# Paying down debt or continue prepping?



## Jeb (Feb 14, 2012)

I have only one car payment, a house payment, about $30k in student, department store debt. I need to save for retirement, kids college and the list goes on and on. I have been prepping though and I feel this might take away from paying any of this stuff off on time or it might drag it out a really long time. What should I do and how should I equal out everything?


----------



## acidlittle (Jan 24, 2012)

Pay off debt, if the dollar collapses you will STILL have to pay it!!! and be assured the government will want their money, and they will take what they have to to get their payments whether in cash or assets.
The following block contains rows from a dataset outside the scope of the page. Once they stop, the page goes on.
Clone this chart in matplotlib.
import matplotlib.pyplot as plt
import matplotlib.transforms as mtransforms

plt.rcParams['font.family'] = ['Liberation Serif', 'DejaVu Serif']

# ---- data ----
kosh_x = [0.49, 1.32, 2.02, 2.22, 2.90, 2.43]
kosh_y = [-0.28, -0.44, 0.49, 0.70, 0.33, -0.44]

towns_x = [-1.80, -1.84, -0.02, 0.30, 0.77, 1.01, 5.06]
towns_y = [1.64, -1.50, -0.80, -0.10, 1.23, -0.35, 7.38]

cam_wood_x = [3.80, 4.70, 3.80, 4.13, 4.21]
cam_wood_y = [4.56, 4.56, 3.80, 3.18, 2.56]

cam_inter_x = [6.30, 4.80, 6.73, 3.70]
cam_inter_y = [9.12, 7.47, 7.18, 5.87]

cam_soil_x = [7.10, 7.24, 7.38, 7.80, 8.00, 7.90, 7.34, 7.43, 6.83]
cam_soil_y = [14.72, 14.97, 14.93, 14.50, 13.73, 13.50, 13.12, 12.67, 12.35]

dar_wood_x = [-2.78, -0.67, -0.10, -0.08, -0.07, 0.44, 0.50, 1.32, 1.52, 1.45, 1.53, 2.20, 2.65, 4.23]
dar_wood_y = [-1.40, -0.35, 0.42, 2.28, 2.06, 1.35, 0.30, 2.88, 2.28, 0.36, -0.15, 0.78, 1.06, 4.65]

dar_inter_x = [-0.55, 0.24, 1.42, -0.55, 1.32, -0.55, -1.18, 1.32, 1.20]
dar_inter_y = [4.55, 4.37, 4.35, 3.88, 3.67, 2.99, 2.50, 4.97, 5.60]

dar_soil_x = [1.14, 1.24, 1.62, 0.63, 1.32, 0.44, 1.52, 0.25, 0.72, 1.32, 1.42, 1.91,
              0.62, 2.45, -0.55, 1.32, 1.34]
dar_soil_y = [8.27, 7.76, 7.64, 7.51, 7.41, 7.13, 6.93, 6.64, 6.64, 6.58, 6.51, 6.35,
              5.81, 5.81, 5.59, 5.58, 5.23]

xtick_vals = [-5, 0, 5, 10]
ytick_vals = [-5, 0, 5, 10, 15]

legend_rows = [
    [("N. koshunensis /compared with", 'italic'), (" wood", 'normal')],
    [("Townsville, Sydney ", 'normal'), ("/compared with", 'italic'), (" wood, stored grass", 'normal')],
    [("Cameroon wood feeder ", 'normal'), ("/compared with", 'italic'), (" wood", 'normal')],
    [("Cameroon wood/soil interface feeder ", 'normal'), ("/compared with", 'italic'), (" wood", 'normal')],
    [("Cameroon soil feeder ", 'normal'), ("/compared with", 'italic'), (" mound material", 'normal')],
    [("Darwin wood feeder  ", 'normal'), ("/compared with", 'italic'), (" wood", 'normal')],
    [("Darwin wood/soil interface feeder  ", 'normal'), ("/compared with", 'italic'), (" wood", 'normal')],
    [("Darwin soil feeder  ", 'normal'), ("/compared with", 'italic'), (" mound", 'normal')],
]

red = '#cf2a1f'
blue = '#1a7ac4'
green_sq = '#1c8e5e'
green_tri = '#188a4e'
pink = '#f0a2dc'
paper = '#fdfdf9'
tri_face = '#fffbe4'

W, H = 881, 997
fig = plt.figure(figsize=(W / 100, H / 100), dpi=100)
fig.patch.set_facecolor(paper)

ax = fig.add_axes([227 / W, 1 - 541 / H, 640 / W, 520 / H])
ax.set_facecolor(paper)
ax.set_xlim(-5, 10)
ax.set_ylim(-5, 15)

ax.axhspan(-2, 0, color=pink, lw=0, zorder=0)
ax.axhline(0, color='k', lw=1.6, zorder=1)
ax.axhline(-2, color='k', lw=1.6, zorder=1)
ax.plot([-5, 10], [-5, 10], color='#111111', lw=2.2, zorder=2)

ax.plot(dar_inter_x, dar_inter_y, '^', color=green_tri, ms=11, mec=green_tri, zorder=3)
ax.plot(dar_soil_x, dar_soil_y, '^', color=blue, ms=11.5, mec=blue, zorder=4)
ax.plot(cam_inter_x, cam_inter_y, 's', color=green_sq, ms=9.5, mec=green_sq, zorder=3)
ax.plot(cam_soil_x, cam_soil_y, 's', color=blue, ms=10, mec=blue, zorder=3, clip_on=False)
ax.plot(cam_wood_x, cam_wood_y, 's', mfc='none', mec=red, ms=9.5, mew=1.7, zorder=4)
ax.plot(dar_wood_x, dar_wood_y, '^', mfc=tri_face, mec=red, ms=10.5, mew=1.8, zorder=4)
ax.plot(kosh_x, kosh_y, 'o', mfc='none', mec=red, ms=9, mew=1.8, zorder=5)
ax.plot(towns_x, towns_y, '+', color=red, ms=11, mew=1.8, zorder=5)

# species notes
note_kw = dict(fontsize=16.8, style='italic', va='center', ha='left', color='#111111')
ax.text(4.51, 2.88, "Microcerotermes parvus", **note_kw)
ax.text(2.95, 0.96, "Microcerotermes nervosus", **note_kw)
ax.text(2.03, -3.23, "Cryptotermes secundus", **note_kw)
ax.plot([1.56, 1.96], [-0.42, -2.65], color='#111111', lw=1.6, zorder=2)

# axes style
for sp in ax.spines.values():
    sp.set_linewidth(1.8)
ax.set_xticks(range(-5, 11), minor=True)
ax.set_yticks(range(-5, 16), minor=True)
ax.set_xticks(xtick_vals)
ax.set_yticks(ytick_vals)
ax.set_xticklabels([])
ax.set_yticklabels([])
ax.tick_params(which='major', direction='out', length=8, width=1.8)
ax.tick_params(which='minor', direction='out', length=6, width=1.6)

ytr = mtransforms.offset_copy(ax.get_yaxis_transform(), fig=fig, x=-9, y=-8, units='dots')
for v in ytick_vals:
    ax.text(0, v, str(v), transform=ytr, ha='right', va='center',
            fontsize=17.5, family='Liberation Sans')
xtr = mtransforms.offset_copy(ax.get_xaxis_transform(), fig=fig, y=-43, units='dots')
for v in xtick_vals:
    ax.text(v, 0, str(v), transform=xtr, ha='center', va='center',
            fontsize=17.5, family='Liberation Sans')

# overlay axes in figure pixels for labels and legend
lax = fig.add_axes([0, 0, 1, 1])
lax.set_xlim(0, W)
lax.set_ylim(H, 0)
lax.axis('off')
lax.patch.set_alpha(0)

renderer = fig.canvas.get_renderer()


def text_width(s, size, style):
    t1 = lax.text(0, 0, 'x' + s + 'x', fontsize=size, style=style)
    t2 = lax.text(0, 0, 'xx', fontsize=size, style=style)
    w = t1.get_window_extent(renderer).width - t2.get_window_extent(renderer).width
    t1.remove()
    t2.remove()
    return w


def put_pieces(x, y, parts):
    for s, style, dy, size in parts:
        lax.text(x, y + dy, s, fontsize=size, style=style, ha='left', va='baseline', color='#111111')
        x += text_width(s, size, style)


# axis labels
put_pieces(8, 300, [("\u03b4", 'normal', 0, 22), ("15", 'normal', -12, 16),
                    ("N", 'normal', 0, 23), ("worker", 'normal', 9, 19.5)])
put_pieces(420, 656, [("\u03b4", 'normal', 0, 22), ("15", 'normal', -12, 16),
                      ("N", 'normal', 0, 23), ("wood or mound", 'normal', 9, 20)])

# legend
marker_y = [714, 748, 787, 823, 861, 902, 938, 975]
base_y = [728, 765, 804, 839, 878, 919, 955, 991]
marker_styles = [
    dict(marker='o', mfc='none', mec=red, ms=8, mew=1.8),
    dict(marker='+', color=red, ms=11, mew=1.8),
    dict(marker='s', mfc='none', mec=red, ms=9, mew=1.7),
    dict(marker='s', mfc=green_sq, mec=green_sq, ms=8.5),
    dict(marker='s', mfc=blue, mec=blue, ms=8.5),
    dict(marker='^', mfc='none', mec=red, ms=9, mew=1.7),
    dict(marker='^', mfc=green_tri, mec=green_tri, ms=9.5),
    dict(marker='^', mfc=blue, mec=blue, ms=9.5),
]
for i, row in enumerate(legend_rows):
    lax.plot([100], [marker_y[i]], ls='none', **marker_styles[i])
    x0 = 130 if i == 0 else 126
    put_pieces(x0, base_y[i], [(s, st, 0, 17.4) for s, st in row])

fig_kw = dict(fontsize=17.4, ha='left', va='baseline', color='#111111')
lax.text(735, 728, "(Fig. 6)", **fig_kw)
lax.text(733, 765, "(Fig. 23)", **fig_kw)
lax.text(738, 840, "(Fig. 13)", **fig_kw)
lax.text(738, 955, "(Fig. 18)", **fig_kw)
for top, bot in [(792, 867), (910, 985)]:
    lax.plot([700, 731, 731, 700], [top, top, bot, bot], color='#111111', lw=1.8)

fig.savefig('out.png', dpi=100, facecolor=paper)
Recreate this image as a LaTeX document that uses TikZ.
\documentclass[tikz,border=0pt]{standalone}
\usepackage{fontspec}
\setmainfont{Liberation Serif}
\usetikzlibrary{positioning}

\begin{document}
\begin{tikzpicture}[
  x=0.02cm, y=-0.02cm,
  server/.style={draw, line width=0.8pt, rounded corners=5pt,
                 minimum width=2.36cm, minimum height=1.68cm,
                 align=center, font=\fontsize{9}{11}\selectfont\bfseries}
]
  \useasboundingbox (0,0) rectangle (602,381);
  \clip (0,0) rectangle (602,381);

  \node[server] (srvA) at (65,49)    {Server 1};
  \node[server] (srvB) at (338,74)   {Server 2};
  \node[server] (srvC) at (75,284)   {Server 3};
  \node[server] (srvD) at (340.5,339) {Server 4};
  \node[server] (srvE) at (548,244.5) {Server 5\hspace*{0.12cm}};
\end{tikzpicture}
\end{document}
DIvvy it out if you have 400 extra bucks a month split 100 towards each and 100 to prepping.


----------



## thomasdangerpowers (Mar 2, 2012)

well if you believe inflation is a problem I would focus on prepping and buy silver to invest. If you save 1,000,000k and they goverment doesn't stop spending borrowed money you hard earned savings will be washed away. a weak currency may have a large number on it like a 500 peso bill but it can't buy ****. its not about how much money you save, but how much your money can get you. the only reason we are still doing OK is because the world is focused on Europe, they buy U.S. treasury bonds with 0% interest as a safe haven and gas is still going to hit record highs. We have way more dept that Europe after they get things settled or put a bandaid to cover up the problem. we get the focus next that means your hard earned savings value will get cut in half if your lucky. We don't save money to look at it we save it to buy things in the future. its like storing water in a container with a hole, you put it aside instead of use it and there is less there for you when you need it anyway. I stopped my 401k, my IRA, I'm trying to get them invested with Euro Pacific Capital they invest outide the dollar and the U.S. I know what I am prepping for and understand why it is happening, Economic disaster are always predicatable and ALWAYS man made


----------